Some of that will come from De’Anthony Thomas, but there’s an upper limit to how many touches and hits the blur-fast, elusive but diminutive Momba can take. Mark Helfrich has said, “You never want to know that number.” Campbell agrees, indicating he wants to keep DAT’s carries somewhere in the upper range of the previous two seasons, to feature him and utilize his awesome breakaway ability but not overload him. Last year Oregon’s #6 darted and dashed for 92 carries for 701 yards on a 7.6 yard average. 125 would be a lot at 5-9, 176. Barner had 278 last season, leaving the Ducks with a considerable load to fill among Tyner, Byron Marshall, the walk-ons, and fellow freshman Kani Benoit.

The richly gifted are different from you and me. Where we see obstacles and potential pitfalls, they see a crease to the end zone. And few athletes in the history of football are as adept as De’Anthony Thomas and Thomas Tyner at taking a two-yard swath of daylight and turning it into 60 yards of glory.
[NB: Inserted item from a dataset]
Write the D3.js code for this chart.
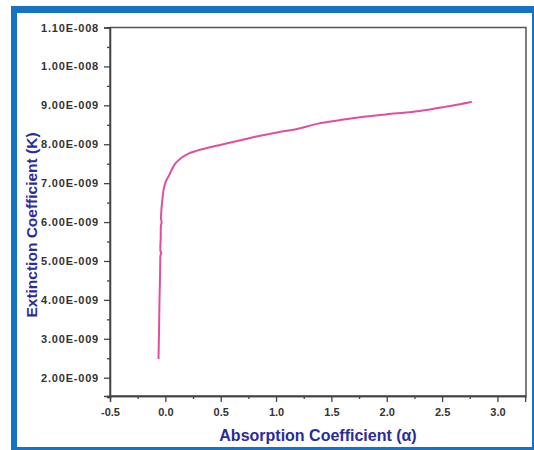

That’s how they wind up on the cover of EA Sports and hoist trophies.

Speed is good. It clarifies, overcomes and confuses. Speed leaves opponents grasping for air and old men gasping for breath. You can’t catch what you can barely see. A head fake, a shoulder shimmy and gone. Thomas Tyner is supremely fast. If he maintains his health, refines his body, and listens and learns, he’ll achieve every dream he and his father set to paper. And Duck fans are in for a thrilling ride.